#### RECORDED INFORMATION
start

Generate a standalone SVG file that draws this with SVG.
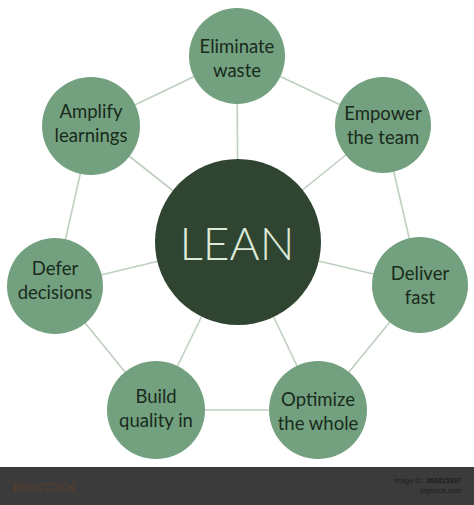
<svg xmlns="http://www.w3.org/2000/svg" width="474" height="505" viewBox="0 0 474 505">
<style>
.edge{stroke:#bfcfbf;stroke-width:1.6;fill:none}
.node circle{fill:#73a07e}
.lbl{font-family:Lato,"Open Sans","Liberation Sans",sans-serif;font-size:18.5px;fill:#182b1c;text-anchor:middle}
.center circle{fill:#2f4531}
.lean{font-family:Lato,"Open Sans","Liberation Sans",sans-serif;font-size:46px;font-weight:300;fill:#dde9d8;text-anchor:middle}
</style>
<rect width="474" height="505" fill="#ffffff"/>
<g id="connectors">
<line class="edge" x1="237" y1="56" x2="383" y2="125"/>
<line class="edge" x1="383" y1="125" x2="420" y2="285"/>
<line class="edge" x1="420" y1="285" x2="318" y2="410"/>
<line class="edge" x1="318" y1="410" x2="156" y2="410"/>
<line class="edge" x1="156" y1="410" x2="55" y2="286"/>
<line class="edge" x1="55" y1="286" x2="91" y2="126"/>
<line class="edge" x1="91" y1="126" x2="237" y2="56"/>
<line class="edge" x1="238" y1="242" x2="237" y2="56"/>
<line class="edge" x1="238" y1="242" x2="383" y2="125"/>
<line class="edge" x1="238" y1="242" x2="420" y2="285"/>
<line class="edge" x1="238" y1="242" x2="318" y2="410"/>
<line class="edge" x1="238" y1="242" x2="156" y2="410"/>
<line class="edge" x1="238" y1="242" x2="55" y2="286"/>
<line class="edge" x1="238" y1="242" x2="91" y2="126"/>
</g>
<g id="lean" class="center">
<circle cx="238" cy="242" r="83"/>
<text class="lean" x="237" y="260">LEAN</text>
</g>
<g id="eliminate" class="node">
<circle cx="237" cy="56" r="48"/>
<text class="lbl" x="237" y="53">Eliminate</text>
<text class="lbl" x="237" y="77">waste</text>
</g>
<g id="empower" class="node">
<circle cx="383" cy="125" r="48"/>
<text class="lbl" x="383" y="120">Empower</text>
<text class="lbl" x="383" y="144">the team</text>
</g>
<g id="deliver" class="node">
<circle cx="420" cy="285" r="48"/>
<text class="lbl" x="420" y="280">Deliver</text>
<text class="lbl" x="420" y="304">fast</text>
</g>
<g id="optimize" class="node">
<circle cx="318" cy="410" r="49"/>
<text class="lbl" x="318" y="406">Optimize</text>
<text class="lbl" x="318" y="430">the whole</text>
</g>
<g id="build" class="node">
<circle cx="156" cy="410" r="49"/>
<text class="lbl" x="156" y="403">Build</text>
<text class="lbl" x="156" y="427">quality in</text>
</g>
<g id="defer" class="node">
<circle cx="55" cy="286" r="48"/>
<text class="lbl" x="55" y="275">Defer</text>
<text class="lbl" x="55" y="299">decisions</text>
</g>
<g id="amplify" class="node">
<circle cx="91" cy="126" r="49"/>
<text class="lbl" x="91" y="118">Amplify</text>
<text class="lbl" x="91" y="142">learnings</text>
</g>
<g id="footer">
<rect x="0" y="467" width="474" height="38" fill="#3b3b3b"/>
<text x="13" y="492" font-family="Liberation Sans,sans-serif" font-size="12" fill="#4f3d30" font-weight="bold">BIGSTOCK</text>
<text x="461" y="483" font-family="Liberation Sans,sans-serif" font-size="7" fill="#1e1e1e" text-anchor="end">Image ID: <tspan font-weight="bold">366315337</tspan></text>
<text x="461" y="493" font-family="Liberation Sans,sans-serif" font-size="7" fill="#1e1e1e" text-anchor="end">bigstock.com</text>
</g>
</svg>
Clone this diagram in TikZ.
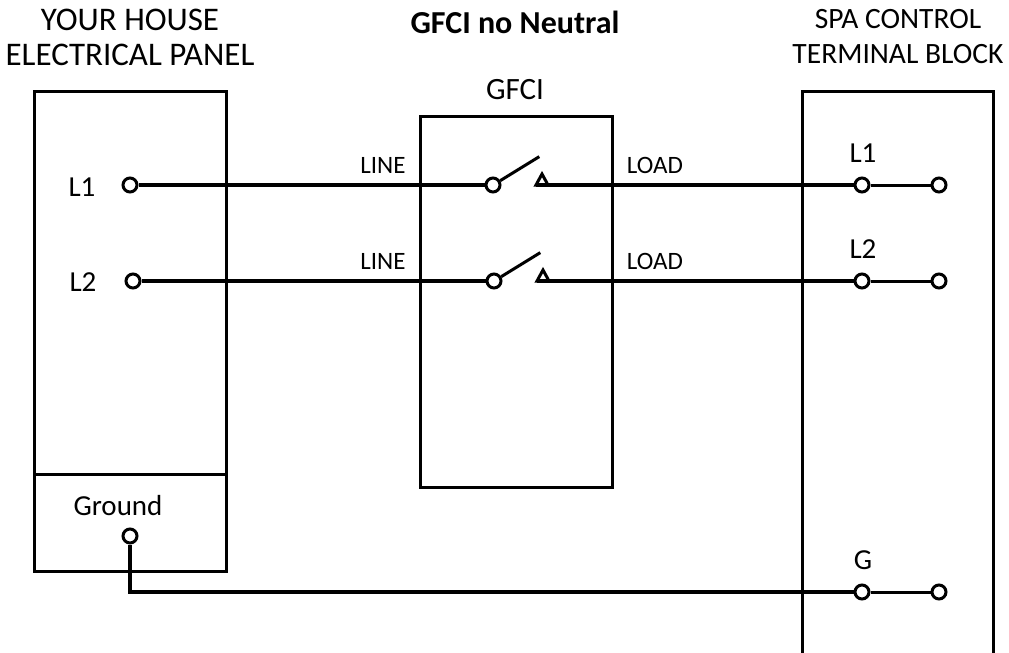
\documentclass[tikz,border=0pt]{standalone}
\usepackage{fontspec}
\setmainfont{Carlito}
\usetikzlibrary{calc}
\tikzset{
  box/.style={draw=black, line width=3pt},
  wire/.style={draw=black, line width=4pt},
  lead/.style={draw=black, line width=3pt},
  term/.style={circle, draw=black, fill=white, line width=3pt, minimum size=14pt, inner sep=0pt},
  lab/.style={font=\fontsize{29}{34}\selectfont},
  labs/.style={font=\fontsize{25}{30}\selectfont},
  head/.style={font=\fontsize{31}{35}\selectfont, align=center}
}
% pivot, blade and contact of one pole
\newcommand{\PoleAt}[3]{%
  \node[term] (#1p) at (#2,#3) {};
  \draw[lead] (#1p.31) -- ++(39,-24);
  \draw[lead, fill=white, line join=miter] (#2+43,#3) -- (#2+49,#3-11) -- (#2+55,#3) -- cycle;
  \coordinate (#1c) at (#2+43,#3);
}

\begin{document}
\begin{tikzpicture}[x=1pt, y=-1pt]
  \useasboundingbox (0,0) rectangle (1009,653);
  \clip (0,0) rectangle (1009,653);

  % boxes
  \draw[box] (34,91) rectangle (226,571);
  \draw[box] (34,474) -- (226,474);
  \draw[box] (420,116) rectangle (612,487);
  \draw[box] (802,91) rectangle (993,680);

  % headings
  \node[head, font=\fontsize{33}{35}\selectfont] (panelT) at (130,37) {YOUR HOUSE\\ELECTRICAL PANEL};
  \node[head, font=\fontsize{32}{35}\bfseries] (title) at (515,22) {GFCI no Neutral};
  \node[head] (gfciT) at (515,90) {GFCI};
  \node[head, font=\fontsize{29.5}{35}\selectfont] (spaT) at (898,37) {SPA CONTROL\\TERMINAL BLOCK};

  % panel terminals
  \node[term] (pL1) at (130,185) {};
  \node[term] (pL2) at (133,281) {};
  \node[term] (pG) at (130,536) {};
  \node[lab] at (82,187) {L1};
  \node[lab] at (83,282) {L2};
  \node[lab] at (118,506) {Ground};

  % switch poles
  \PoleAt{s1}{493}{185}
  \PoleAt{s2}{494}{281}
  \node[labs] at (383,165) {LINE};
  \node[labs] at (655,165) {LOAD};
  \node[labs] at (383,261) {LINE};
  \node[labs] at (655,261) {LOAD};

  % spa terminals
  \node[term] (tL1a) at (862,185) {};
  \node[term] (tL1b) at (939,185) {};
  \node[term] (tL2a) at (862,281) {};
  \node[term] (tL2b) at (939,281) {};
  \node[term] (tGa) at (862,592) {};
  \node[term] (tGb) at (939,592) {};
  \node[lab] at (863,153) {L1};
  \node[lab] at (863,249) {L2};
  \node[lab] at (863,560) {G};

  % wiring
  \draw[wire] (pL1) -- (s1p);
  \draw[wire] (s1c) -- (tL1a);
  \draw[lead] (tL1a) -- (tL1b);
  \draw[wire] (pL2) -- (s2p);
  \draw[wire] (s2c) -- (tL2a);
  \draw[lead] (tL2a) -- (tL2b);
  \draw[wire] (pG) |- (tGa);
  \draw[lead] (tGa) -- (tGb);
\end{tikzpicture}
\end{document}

end

#### WHAT TO PRODUCE
Copy the records above exactly, omitting every picture.

#### COMPLETED TASK
Generate a standalone SVG file that draws this with SVG.
<svg xmlns="http://www.w3.org/2000/svg" width="474" height="505" viewBox="0 0 474 505">
<style>
.edge{stroke:#bfcfbf;stroke-width:1.6;fill:none}
.node circle{fill:#73a07e}
.lbl{font-family:Lato,"Open Sans","Liberation Sans",sans-serif;font-size:18.5px;fill:#182b1c;text-anchor:middle}
.center circle{fill:#2f4531}
.lean{font-family:Lato,"Open Sans","Liberation Sans",sans-serif;font-size:46px;font-weight:300;fill:#dde9d8;text-anchor:middle}
</style>
<rect width="474" height="505" fill="#ffffff"/>
<g id="connectors">
<line class="edge" x1="237" y1="56" x2="383" y2="125"/>
<line class="edge" x1="383" y1="125" x2="420" y2="285"/>
<line class="edge" x1="420" y1="285" x2="318" y2="410"/>
<line class="edge" x1="318" y1="410" x2="156" y2="410"/>
<line class="edge" x1="156" y1="410" x2="55" y2="286"/>
<line class="edge" x1="55" y1="286" x2="91" y2="126"/>
<line class="edge" x1="91" y1="126" x2="237" y2="56"/>
<line class="edge" x1="238" y1="242" x2="237" y2="56"/>
<line class="edge" x1="238" y1="242" x2="383" y2="125"/>
<line class="edge" x1="238" y1="242" x2="420" y2="285"/>
<line class="edge" x1="238" y1="242" x2="318" y2="410"/>
<line class="edge" x1="238" y1="242" x2="156" y2="410"/>
<line class="edge" x1="238" y1="242" x2="55" y2="286"/>
<line class="edge" x1="238" y1="242" x2="91" y2="126"/>
</g>
<g id="lean" class="center">
<circle cx="238" cy="242" r="83"/>
<text class="lean" x="237" y="260">LEAN</text>
</g>
<g id="eliminate" class="node">
<circle cx="237" cy="56" r="48"/>
<text class="lbl" x="237" y="53">Eliminate</text>
<text class="lbl" x="237" y="77">waste</text>
</g>
<g id="empower" class="node">
<circle cx="383" cy="125" r="48"/>
<text class="lbl" x="383" y="120">Empower</text>
<text class="lbl" x="383" y="144">the team</text>
</g>
<g id="deliver" class="node">
<circle cx="420" cy="285" r="48"/>
<text class="lbl" x="420" y="280">Deliver</text>
<text class="lbl" x="420" y="304">fast</text>
</g>
<g id="optimize" class="node">
<circle cx="318" cy="410" r="49"/>
<text class="lbl" x="318" y="406">Optimize</text>
<text class="lbl" x="318" y="430">the whole</text>
</g>
<g id="build" class="node">
<circle cx="156" cy="410" r="49"/>
<text class="lbl" x="156" y="403">Build</text>
<text class="lbl" x="156" y="427">quality in</text>
</g>
<g id="defer" class="node">
<circle cx="55" cy="286" r="48"/>
<text class="lbl" x="55" y="275">Defer</text>
<text class="lbl" x="55" y="299">decisions</text>
</g>
<g id="amplify" class="node">
<circle cx="91" cy="126" r="49"/>
<text class="lbl" x="91" y="118">Amplify</text>
<text class="lbl" x="91" y="142">learnings</text>
</g>
<g id="footer">
<rect x="0" y="467" width="474" height="38" fill="#3b3b3b"/>
<text x="13" y="492" font-family="Liberation Sans,sans-serif" font-size="12" fill="#4f3d30" font-weight="bold">BIGSTOCK</text>
<text x="461" y="483" font-family="Liberation Sans,sans-serif" font-size="7" fill="#1e1e1e" text-anchor="end">Image ID: <tspan font-weight="bold">366315337</tspan></text>
<text x="461" y="493" font-family="Liberation Sans,sans-serif" font-size="7" fill="#1e1e1e" text-anchor="end">bigstock.com</text>
</g>
</svg>
Clone this diagram in TikZ.
\documentclass[tikz,border=0pt]{standalone}
\usepackage{fontspec}
\setmainfont{Carlito}
\usetikzlibrary{calc}
\tikzset{
  box/.style={draw=black, line width=3pt},
  wire/.style={draw=black, line width=4pt},
  lead/.style={draw=black, line width=3pt},
  term/.style={circle, draw=black, fill=white, line width=3pt, minimum size=14pt, inner sep=0pt},
  lab/.style={font=\fontsize{29}{34}\selectfont},
  labs/.style={font=\fontsize{25}{30}\selectfont},
  head/.style={font=\fontsize{31}{35}\selectfont, align=center}
}
% pivot, blade and contact of one pole
\newcommand{\PoleAt}[3]{%
  \node[term] (#1p) at (#2,#3) {};
  \draw[lead] (#1p.31) -- ++(39,-24);
  \draw[lead, fill=white, line join=miter] (#2+43,#3) -- (#2+49,#3-11) -- (#2+55,#3) -- cycle;
  \coordinate (#1c) at (#2+43,#3);
}

\begin{document}
\begin{tikzpicture}[x=1pt, y=-1pt]
  \useasboundingbox (0,0) rectangle (1009,653);
  \clip (0,0) rectangle (1009,653);

  % boxes
  \draw[box] (34,91) rectangle (226,571);
  \draw[box] (34,474) -- (226,474);
  \draw[box] (420,116) rectangle (612,487);
  \draw[box] (802,91) rectangle (993,680);

  % headings
  \node[head, font=\fontsize{33}{35}\selectfont] (panelT) at (130,37) {YOUR HOUSE\\ELECTRICAL PANEL};
  \node[head, font=\fontsize{32}{35}\bfseries] (title) at (515,22) {GFCI no Neutral};
  \node[head] (gfciT) at (515,90) {GFCI};
  \node[head, font=\fontsize{29.5}{35}\selectfont] (spaT) at (898,37) {SPA CONTROL\\TERMINAL BLOCK};

  % panel terminals
  \node[term] (pL1) at (130,185) {};
  \node[term] (pL2) at (133,281) {};
  \node[term] (pG) at (130,536) {};
  \node[lab] at (82,187) {L1};
  \node[lab] at (83,282) {L2};
  \node[lab] at (118,506) {Ground};

  % switch poles
  \PoleAt{s1}{493}{185}
  \PoleAt{s2}{494}{281}
  \node[labs] at (383,165) {LINE};
  \node[labs] at (655,165) {LOAD};
  \node[labs] at (383,261) {LINE};
  \node[labs] at (655,261) {LOAD};

  % spa terminals
  \node[term] (tL1a) at (862,185) {};
  \node[term] (tL1b) at (939,185) {};
  \node[term] (tL2a) at (862,281) {};
  \node[term] (tL2b) at (939,281) {};
  \node[term] (tGa) at (862,592) {};
  \node[term] (tGb) at (939,592) {};
  \node[lab] at (863,153) {L1};
  \node[lab] at (863,249) {L2};
  \node[lab] at (863,560) {G};

  % wiring
  \draw[wire] (pL1) -- (s1p);
  \draw[wire] (s1c) -- (tL1a);
  \draw[lead] (tL1a) -- (tL1b);
  \draw[wire] (pL2) -- (s2p);
  \draw[wire] (s2c) -- (tL2a);
  \draw[lead] (tL2a) -- (tL2b);
  \draw[wire] (pG) |- (tGa);
  \draw[lead] (tGa) -- (tGb);
\end{tikzpicture}
\end{document}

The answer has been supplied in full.